The Way Back deals with alcoholism directly and somberly. It’s dreary and dour, shot in a grainy style with a washed out color palette and handheld cameras, while a mopey post-rock score accentuates the melancholy. All of that fits the material. Oh, but did I mention that this is also an inspirational sports comeback movie? Yeah, the two dramas make strange bedfellows, and The Way Back never quite figures out how to mesh the two.
Ben Affleck stars as Jack Cunningham, a former high school basketball phenom. Now middle aged, he’s squandered his opportunities and works in menial construction. Clearly depressed and self-medicating with alcohol, the movie reveals his ailment effectively in an opening montage that keeps building, demonstrating just how much he drinks (beer in the shower says it all). But in the midst of this downward spiral, there’s a glimmer of hope. His alma mater contacts him. They need a new coach to reignite their once flourishing basketball program, which fizzled after Jack’s graduation over 20 years prior.
The disgraced star reluctantly accepts the job and inherits a bunch of misfit players whom he tries to mold into mature adults. Kind of hard to do when he doesn’t have his life together either, but it works…for a while. Much of the movie makes it seem as if becoming a coach fixes Jack’s problem. After a few scenes of rebuilding the team and becoming involved in the lives of the players, Jack is shown driving up to his local haunt, thinking about going in, and leaving instead. “C’mon!” I thought, “it’s not that simple.” And in fairness to the film, it eventually doesn’t make it that easy.
In between, it becomes a typical sports comeback movie. What’s disappointing here is that it takes major shortcuts to get to its goals. A couple of montages and the team starts winning. Their turnaround doesn’t feel wholly earned. It doesn’t help either that the basketball scenes are not dynamic. They’re flat, perfunctory even, seemingly cobbled together at random in post-production.
Of course, it all comes down to a major game against earlier established rivals. The game goes as you would expect, a last minute buzzer beater in slow motion and a freeze frame. Except, the movie doesn’t end there. It goes on for another half hour as Jack’s alcoholism is tackled head on. It’s different, and alleviates the simplistic road it was going down, but it still never quite works. Even though the basketball scenes are “meh” we do become engaged in the comfort food narrative of screw ups healing, coming together, and winning. But to tack on the real rock bottom spiral and extend it to a half hour after the heightened tension and release of the conventional basketball narrative is too much, logical or not.
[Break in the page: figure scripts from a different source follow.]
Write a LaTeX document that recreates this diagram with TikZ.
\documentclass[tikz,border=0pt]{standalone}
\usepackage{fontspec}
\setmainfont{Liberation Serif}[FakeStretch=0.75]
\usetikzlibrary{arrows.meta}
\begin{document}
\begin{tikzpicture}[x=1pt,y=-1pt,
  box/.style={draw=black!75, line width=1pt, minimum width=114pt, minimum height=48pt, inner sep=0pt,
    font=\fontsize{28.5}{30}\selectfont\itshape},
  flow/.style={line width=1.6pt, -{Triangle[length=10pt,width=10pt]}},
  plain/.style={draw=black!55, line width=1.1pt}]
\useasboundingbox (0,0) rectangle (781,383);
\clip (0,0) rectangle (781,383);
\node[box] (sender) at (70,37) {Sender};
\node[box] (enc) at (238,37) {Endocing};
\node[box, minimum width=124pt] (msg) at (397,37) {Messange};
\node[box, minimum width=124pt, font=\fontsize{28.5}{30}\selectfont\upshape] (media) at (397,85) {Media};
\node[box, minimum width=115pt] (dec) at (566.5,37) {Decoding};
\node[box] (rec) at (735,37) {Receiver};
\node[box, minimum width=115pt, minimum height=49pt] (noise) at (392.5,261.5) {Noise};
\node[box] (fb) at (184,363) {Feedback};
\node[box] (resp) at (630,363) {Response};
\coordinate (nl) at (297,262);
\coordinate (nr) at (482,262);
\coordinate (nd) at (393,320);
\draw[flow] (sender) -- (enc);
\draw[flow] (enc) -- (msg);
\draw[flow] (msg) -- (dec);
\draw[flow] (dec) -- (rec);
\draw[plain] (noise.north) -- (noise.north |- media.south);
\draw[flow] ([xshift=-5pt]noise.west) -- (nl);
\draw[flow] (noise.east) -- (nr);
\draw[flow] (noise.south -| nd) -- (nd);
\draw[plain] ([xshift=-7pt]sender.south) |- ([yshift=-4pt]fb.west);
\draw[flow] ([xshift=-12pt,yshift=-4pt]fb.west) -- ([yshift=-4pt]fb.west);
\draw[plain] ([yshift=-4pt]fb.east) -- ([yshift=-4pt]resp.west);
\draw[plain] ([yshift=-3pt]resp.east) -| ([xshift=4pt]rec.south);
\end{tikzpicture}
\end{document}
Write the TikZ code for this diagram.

There are good touches. The reasons for Jack’s deep depression are parceled out slowly and carefully so that the movie builds to something. And there are small details that prove the filmmakers are paying attention, like Jack’s dirty fingernails collected through his years of working construction. Affleck himself is impressive in this. His deep sadness and anger are palpable throughout, transmitted clearly even without dialogue. But his many real-life battles with addiction and alcohol, well-documented in the media, give the movie an uncomfortable degree of verisimilitude. He looks paunchy and puffy, like an alcoholic, and you’re pretty sure that’s not makeup. When his character finally asks for help, you hope the real person playing him is going to do the same.
Director Gavin O’Connor is no stranger to sports movies (he tackled hockey in Miracle and MMA in Warrior), and his attempts to do something somewhat different here are commendable. But the two narratives don’t complement each other, aren’t strong enough to stand out on their own, and end up canceling each other out. The Way Back simply never finds its way.